9 oct 2016

La concesión de un premio siempre me ha hecho sospechar, quizás porque no me creo que existan jurados imparciales, quizás porque las pocas veces en las que he formado parte de un jurado no he podido cumplir con esa imparcialidad tan aireada en cualesquiera bases que se precien. Entiendo que un hombre, una mujer, no son cristales translúcidos sino –por seguir el símil- vidrios rugosos por los que se cuelan los rayos de luz en distorsionados haces. En esas arrugas se asientan nuestras ideas, credos, experiencias…, que nos obligan a observar con mayor simpatía determinados trabajos, aunque objetivamente (¡ay, la objetividad…!) haya labores con mayores méritos.

Los premios Nobel se me escapan en su mayoría, porque mi conocimiento de las Ciencias y la Economía con mayúsculas se quedó atorado en algún curso de lo que antes se llamaba BUP. Las hilachas con las que me manejo responden a mis lecturas (en la novela está todo) y a algunas conversaciones con médicos y biólogos, con químicos y físicos, que romperían a reír si me escucharan repicar a otros aquello que en mi cortedad les he entendido. Luego está el galardón de la Literatura, condicionado, digo yo, por el conocimiento del jurado acerca de las numerosas lenguas del planeta. Como no se lo dieron a Miguel Delibes por festejar a Cela —que era más ocurrente y bravucón, pero que como escritor no le llegaba a la suela de las botas de caza que gastaba el sencillo vallisoletano—, se me quitó la ilusión por seguirlo. Además, también se lo dieron a autores de segunda, como Fo y Saramago. Lo recibió García Márquez, muy bien. Y Vargas Llosa, muy bien también, a pesar de la irregularidad de la obra de ambos. Márquez no dejó de escribir la misma novela y la crítica tiene claro que del peruano no todo vale. Aunque la irregularidad, bien vista, no deja de humanizar los premios.

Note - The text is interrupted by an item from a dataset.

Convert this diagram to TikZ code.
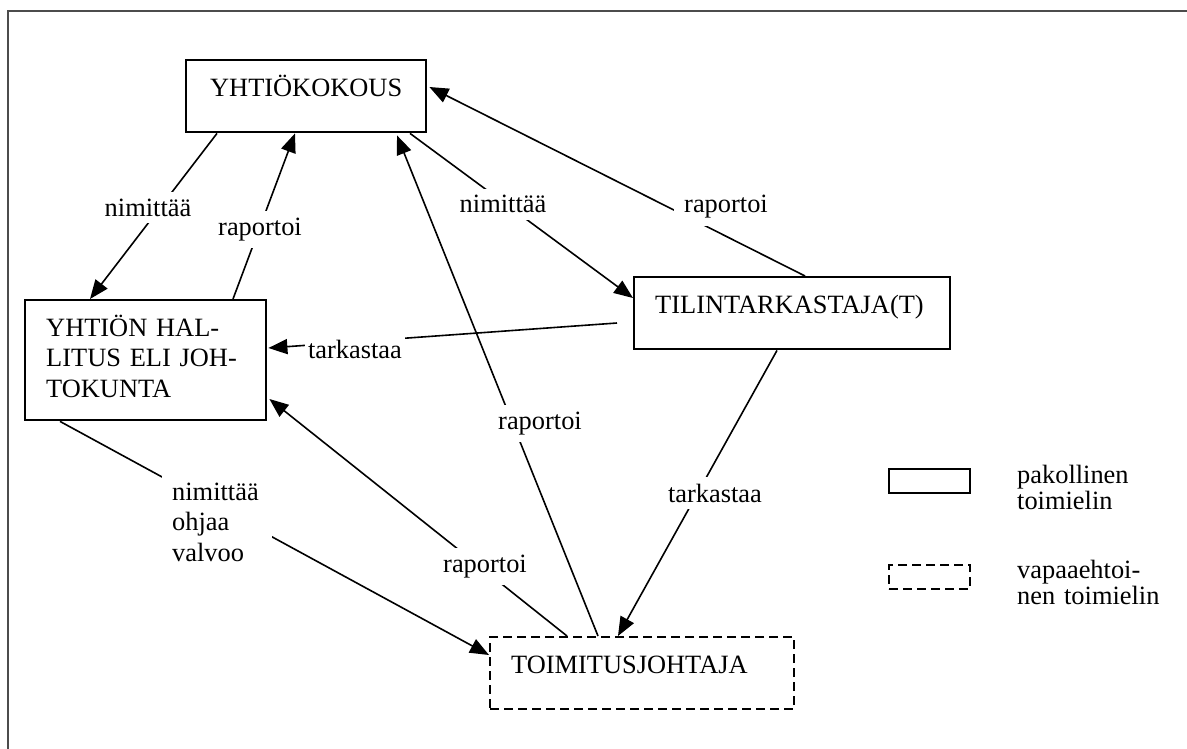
\documentclass[tikz,border=0pt]{standalone}
\usepackage{fontspec}
\setmainfont{Liberation Serif}
\usetikzlibrary{arrows.meta,calc}
\begin{document}
\begin{tikzpicture}[x=1pt,y=-1pt,
  every node/.style={font=\fontsize{26.4}{30.5}\selectfont},
  organ/.style={draw, line width=2.4pt, anchor=north west, align=left,
    inner xsep=21pt, inner ysep=0pt, text height=36pt},
  optorgan/.style={organ, dash pattern=on 9pt off 5pt},
  legbox/.style={draw, line width=2.4pt, anchor=north west, inner sep=0pt,
    minimum width=81pt, minimum height=24pt},
  legtext/.style={anchor=base west, inner sep=0pt, align=left, text width=170pt,
    font=\fontsize{26.4}{26.5}\selectfont},
  conn/.style={line width=1.6pt},
  arr/.style={conn, -{Triangle[length=19pt,width=15pt]}},
  lbl/.style={fill=white, inner xsep=10pt, inner ysep=7pt, anchor=base},
  frameline/.style={draw=black!70, line width=2pt}]
\useasboundingbox (0,0) rectangle (1187,749);
\draw[frameline] (8,749) -- (8,11) -- (1187,11);

% organs
\node[organ, text width=198pt, text depth=36pt, align=center] (yk) at (185,59) {YHTIÖKOKOUS};
\node[organ, text width=199pt, text depth=84pt] (hall) at (24,299)
  {YHTIÖN HAL-\\LITUS ELI JOH-\\TOKUNTA};
\node[organ, text width=274pt, text depth=36pt] (tilin) at (633,276) {TILINTARKASTAJA(T)};
\node[optorgan, text width=262pt, text depth=36pt] (toim) at (489,636) {TOIMITUSJOHTAJA};

\coordinate (t5) at (617,323);

% connectors
\draw[arr] ($(yk.south west)+(32,0)$) -- ($(hall.north west)+(66,0)$);
\draw[arr] ($(hall.north west)+(209,0)$) -- ($(yk.south west)+(110,0)$);
\draw[arr] ($(yk.south west)+(225,0)$) -- ($(tilin.north west)+(0,22)$);
\draw[arr] ($(tilin.north west)+(172,0)$) -- ($(yk.north east)+(2,28)$);
\draw[arr] (t5) -- ($(hall.north east)+(1,49)$);
\draw[arr] ($(toim.north west)+(78,0)$) -- ($(hall.north east)+(2,100)$);
\draw[arr] ($(toim.north west)+(109,0)$) -- ($(yk.south west)+(212,2)$);
\draw[arr] ($(hall.south west)+(36,0)$) -- ($(toim.north west)+(0,19)$);
\draw[arr] ($(tilin.south west)+(144,0)$) -- ($(toim.north west)+(129,0)$);

% labels
\node[lbl] (l1) at (148,216) {nimittää};
\node[lbl] (l2) at (260,235) {raportoi};
\node[lbl] (l3) at (503,213) {nimittää};
\node[lbl] (l4) at (726,213) {raportoi};
\node[lbl, inner xsep=3pt] (l5) at (355,358) {tarkastaa\hspace{22pt}};
\node[lbl] (l6) at (540,429) {raportoi};
\node[lbl] (l7) at (485,572) {raportoi};
\node[lbl, anchor=base west, align=left, text width=90pt] (l8) at (162,500) {nimittää\\ohjaa\\valvoo};
\node[lbl] (l9) at (715,502) {tarkastaa};

% legend
\node[legbox] (lg1) at (888,468) {};
\node[legbox, dash pattern=on 9pt off 5pt] (lg2) at (888,564) {};
\node[legtext] (lt1) at (1017,483) {pakollinen\\toimielin};
\node[legtext] (lt2) at (1017,578) {vapaaehtoi-\\nen toimielin};
\end{tikzpicture}
\end{document}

Ahora sabemos quién es el premiado de este año en el apéndice destinado a reconocer los esfuerzos en algo tan informe como la paz. También en este Nobel hay luces y sombras. Se lo otorgaron a la Madre Teresa de Calcuta –requetebién- pero no a Juan Pablo II, que sin duda fue el más infatigable luchador por la paz de la segunda mitad del siglo XX. Bien pensado, fue un alivio, porque meterle en un mismo saco con los cascos azules de la ONU, tan corrompidos, con Rigoberta Menchú, tan radial, o con Barak Obama, tan nada, hubiese provocado sonrojo.